Sunday, September 25, 2011

Yeah, What If?

I spotted this mural and quote on the wall of Beatnik Bob's inside the City Museum in St. Louis yesterday afternoon:

So, yeah, Rollo May (an existential psychologist of the twentieth century, by the way), what if imagination and art aren't merely the frosting on the cake of modern life?

You know, we'd still be talking about cake, dessert, optional extras besides the necessities of food and shelter. However, if we could allow ourselves think of imagination and art as "the fountainhead of human experience" without equivocation, then wouldn't the quality of our lives change for the better?

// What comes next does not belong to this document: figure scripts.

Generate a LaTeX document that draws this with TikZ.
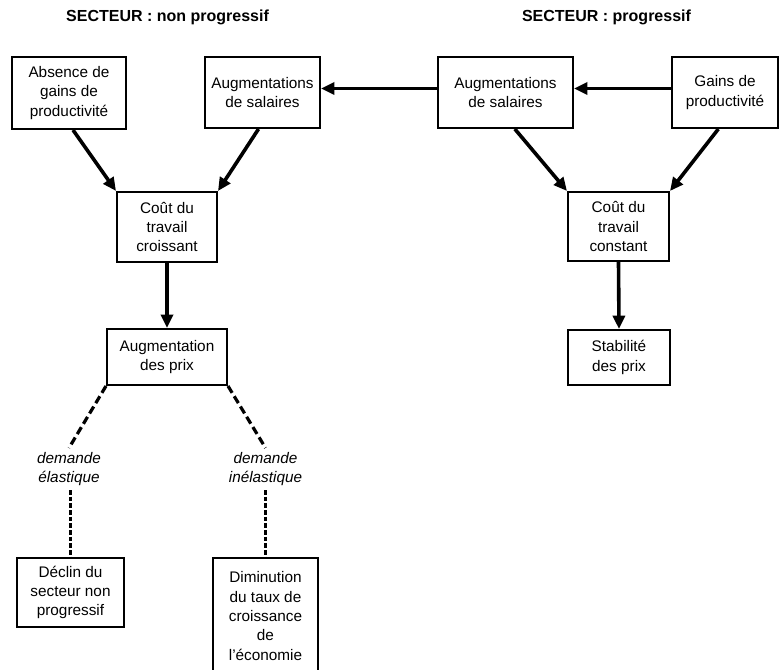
\documentclass[tikz,border=0pt]{standalone}
\usepackage{fontspec}
\setmainfont{Liberation Sans}
\usetikzlibrary{arrows.meta,positioning}

\begin{document}
\begin{tikzpicture}[x=0.75pt,y=-0.75pt,>={Triangle[length=10pt,width=9pt]},
    box/.style={draw,line width=1.5pt,inner sep=0pt,align=center,
      font=\fontsize{11.5}{14.5}\selectfont},
    lbl/.style={align=center,inner sep=3pt,font=\fontsize{11.5}{14.5}\selectfont\itshape},
    head/.style={font=\fontsize{12}{14}\selectfont\bfseries},
    arr/.style={->,line width=2.7pt},
    dsh/.style={line width=2.4pt,dash pattern=on 6pt off 3pt},
    vdsh/.style={line width=2pt,dash pattern=on 3.5pt off 1.5pt}]
  \useasboundingbox (0,0) rectangle (782,670);
  \node[head] (hnp) at (167.5,17) {SECTEUR : non progressif};
  \node[head] (hp) at (606.5,17) {SECTEUR : progressif};
  \node[box,minimum width=85.5pt,minimum height=54pt] (absence) at (69,93)
     {Absence de\\gains de\\productivité};
  \node[box,minimum width=86.25pt,minimum height=53.25pt] (augL) at (262.5,92.5)
     {Augmentations\\de salaires};
  \node[box,minimum width=101.25pt,minimum height=53.25pt] (augR) at (505.5,92.5)
     {Augmentations\\de salaires};
  \node[box,minimum width=79.5pt,minimum height=53.25pt] (gains) at (725,92.5)
     {Gains de\\productivité};
  \node[box,minimum width=75pt,minimum height=52.5pt] (coutL) at (167,227)
     {Coût du\\travail\\croissant};
  \node[box,minimum width=75.75pt,minimum height=51.75pt] (coutR) at (618.5,226.5)
     {Coût du\\travail\\constant};
  \node[box,minimum width=90pt,minimum height=42pt] (prix) at (167,357)
     {Augmentation\\des prix};
  \node[box,minimum width=76.5pt,minimum height=41.25pt] (stab) at (619,357.5)
     {Stabilité\\des prix};
  \node[lbl] (elast) at (69,469) {demande\\élastique};
  \node[lbl] (inelast) at (265.5,469) {demande\\inélastique};
  \node[box,minimum width=80.25pt,minimum height=51.75pt] (declin) at (70.5,592.5)
     {Déclin du\\secteur non\\progressif};
  \node[box,minimum width=78.75pt,minimum height=87pt] (dimin) at (265.5,616)
     {Diminution\\du taux de\\croissance\\de\\l'économie};
  \draw[arr] ([yshift=3pt]augR.west) -- ([yshift=3pt]augL.east);
  \draw[arr] ([yshift=3pt]gains.west) -- ([yshift=3pt]augR.east);
  \draw[arr] ([xshift=3pt]absence.south) -- (coutL.north west);
  \draw[arr] ([xshift=-3pt]augL.south) -- (coutL.north east);
  \draw[arr] ([xshift=7pt]augR.south) -- (coutR.north west);
  \draw[arr] ([xshift=-5pt]gains.south) -- (coutR.north east);
  \draw[arr] (coutL.south) -- (prix.north);
  \draw[arr] (coutR.south) -- (stab.north);
  \draw[dsh] (prix.south west) -- (elast.north);
  \draw[dsh] (prix.south east) -- (inelast.north);
  \draw[vdsh] (declin.north |- elast.south) -- (declin.north);
  \draw[vdsh] (dimin.north |- inelast.south) -- (dimin.north);
\end{tikzpicture}
\end{document}
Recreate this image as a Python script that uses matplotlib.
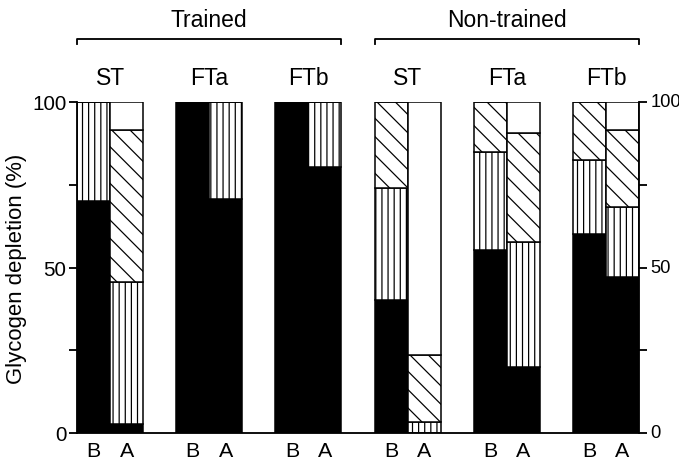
import numpy as np
import matplotlib
matplotlib.use('Agg')
import matplotlib.pyplot as plt

plt.rcParams['font.family'] = ['Liberation Sans', 'DejaVu Sans']
plt.rcParams['hatch.linewidth'] = 0.8

# data: percent of fibres per depletion class, B = before, A = after
gruppi = ['Trained', 'Non-trained']
fibre = ['ST', 'FTa', 'FTb', 'ST', 'FTa', 'FTb']
fasi = ['B', 'A'] * 6
nero = [70, 2.7, 100, 70.8, 100, 80.4, 40.2, 0, 55.3, 19.8, 60.2, 47]
verticale = [30, 42.8, 0, 29.2, 0, 19.6, 33.9, 3.2, 29.7, 37.8, 22.3, 21.2]
diagonale = [0, 46.1, 0, 0, 0, 0, 25.9, 20.3, 15, 32.9, 17.5, 23.4]
etichette_y = [0, 50, 100]

nero = np.array(nero)
verticale = np.array(verticale)
diagonale = np.array(diagonale)
bianco = 100 - nero - verticale - diagonale

# positions: pairs of bars with one empty slot between the pairs
x = np.array([3 * (i // 2) + (i % 2) for i in range(12)])

dpi = 110
fig = plt.figure(figsize=(679 / dpi, 464 / dpi), dpi=dpi)
ax = fig.add_axes([77 / 679, 30 / 464, 562 / 679, 331 / 464])

ax.bar(x, nero, width=1, color='black', edgecolor='black', linewidth=1)
ax.bar(x, verticale, width=1, bottom=nero, color='white', edgecolor='black',
       linewidth=1, hatch='|||')
ax.bar(x, diagonale, width=1, bottom=nero + verticale, color='white',
       edgecolor='black', linewidth=1, hatch='\\\\')
ax.bar(x, bianco, width=1, bottom=nero + verticale + diagonale, color='white',
       edgecolor='black', linewidth=1)

ax.set_xlim(-0.5, 16.5)
ax.set_ylim(0, 100)
ax.spines['top'].set_visible(False)
for s in ['left', 'right', 'bottom']:
    ax.spines[s].set_linewidth(1.2)

ax.set_yticks([0, 25, 50, 75, 100])
ax.set_yticklabels(['0', '', '50', '', '100'])
ax.tick_params(axis='y', direction='out', length=5, width=1.2, labelsize=13.5,
               left=True, right=True, labelleft=True, labelright=False, pad=2)
ax.set_xticks(x)
ax.set_xticklabels(fasi)
ax.tick_params(axis='x', length=0, labelsize=14, pad=5.5)
ax.set_ylabel('Glycogen depletion (%)', fontsize=14.5, labelpad=3)

# right side labels as text, so "100" stays inside the figure
for v in etichette_y:
    ax.text(1.02, v, str(v), transform=ax.get_yaxis_transform(),
            ha='left', va='center', fontsize=12)

# labels of fibre types above each pair
for i in range(6):
    ax.text(3 * i + 0.5, 104, fibre[i], ha='center', va='bottom', fontsize=15)

# brackets for the two groups
for g in range(2):
    x0 = -0.5 + 9 * g
    x1 = 7.5 + 9 * g
    ax.plot([x0, x0, x1, x1], [117.5, 119, 119, 117.5], color='black',
            linewidth=1.2, clip_on=False)
    ax.text((x0 + x1) / 2, 121.5, gruppi[g], ha='center', va='bottom', fontsize=15)

fig.savefig('out.png', dpi=dpi)
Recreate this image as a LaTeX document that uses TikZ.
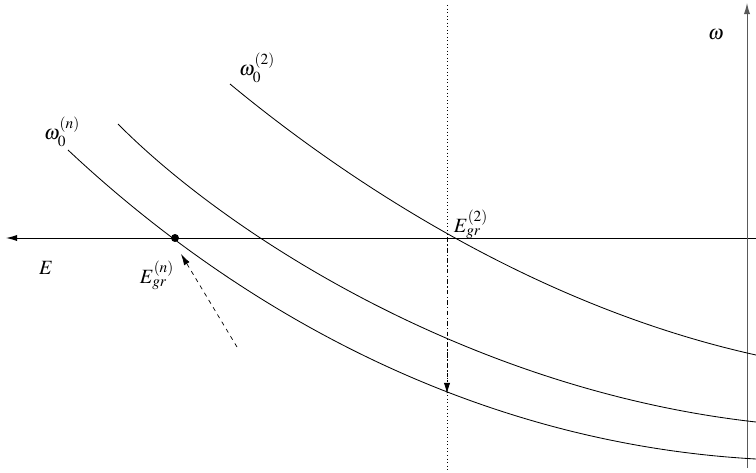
\documentclass[tikz,border=0pt]{standalone}
\usepackage{mathptmx}
\usetikzlibrary{arrows.meta}
\begin{document}
\begin{tikzpicture}[x=0.025cm,y=-0.025cm,font=\Large]
\useasboundingbox (0,0) rectangle (756,473);
\tikzset{curve/.style={line width=0.6pt},
  tip/.style={-{Latex[length=8pt,width=4.5pt]}},
  axis/.style={line width=0.7pt,tip}}

% axes
\coordinate (Eright) at (756,238);
\coordinate (Eleft) at (6,238);
\coordinate (wbot) at (747,468);
\coordinate (wtop) at (747,3);
\draw[axis] (Eright) -- (Eleft);
\draw[axis,gray!70!black] (wbot) -- (wtop);
\node (wlab) at (716,35) {\(\omega\)};
\node (Elab) at (46,268) {\(E\)};

% dotted line through E_gr^(2)
\coordinate (dtop) at (447,5);
\coordinate (dbot) at (447,470);
\draw[dotted,line width=0.5pt] (dtop) -- (dbot);

% curves omega_0
\draw[curve] (230,84) .. controls (340,175) and (530,305) .. (756,355);
\draw[curve] (118,124) .. controls (228,235) and (470,390) .. (756,422);
\draw[curve] (68,150) .. controls (215,288) and (450,442) .. (756,459);

\node (w2) at (257,68) {\(\omega_0^{(2)}\)};
\node (wn) at (62,132) {\(\omega_0^{(n)}\)};

% ground state energies
\node[circle,fill,inner sep=2pt] (Egn) at (175,238) {};
\coordinate (Eg2) at (447,238);
\coordinate (Eg2low) at (447,394);
\node (Egnlab) at (157,275) {\(E_{gr}^{(n)}\)};
\node (Eg2lab) at (471,224) {\(E_{gr}^{(2)}\)};

\draw[dash dot,tip,line width=0.5pt] (Eg2) -- (Eg2low);
\coordinate (tail) at (237,347);
\coordinate (head) at (181,254);
\draw[dashed,tip,line width=0.5pt] (tail) -- (head);
\end{tikzpicture}
\end{document}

If we could allow ourselves to think of imagination and art as essential parts of emotional, intellectual, and spiritual growth, then instead of spending time explaining and rationalizing creativity, we could dive right in to the middle of the refreshing pool of art. If everyone could agree to agree those qualities are important for growth and general well-being of society, then we could spend less time arguing about the "why's" of budget cuts and more time figuring out reasonable solutions. After all, people eating is more important than people clapping for a performance... but acknowledging the arts do have an essential role in our life would go a long way toward healing a rift between the arts and the realities.

If we could all agree imagination and art are integral parts of learning, then all teachers would be encouraged to incorporate skills into as many subjects and problem-solving sessions as possible. How many times has imagination created a solution where we previously thought there was none? How many times have art and math entwined to create amazing landscapes and tools? Wouldn't it be great if we could all encourage our inner daVinci without fear of retribution for wasting time and resources fooling around with imagination?

Wouldn't it be great if we could all encourage one another to imagine, to create, to appreciate... and to do so without having anyone say we were ignoring the importance of realities like eating, working, and finding shelter for our families?


Maggie said...

I just love this notion and agree wholeheartedly. I've been happy the last few days and couldn't figure it out until I read your post. I've taking up painting again. Not all of it is worth showing and there has been a lot of problem solving going on. My soul is filled with contentment. This is what makes me an artist.

angelinabeadalina said...

Congrats on starting to paint again, Maggie! I'm sure your work benefits from your eye for color that you've been developing even more while making beads, choosing fabrics for bags, creating with yarn, etc... gotta be beautiful!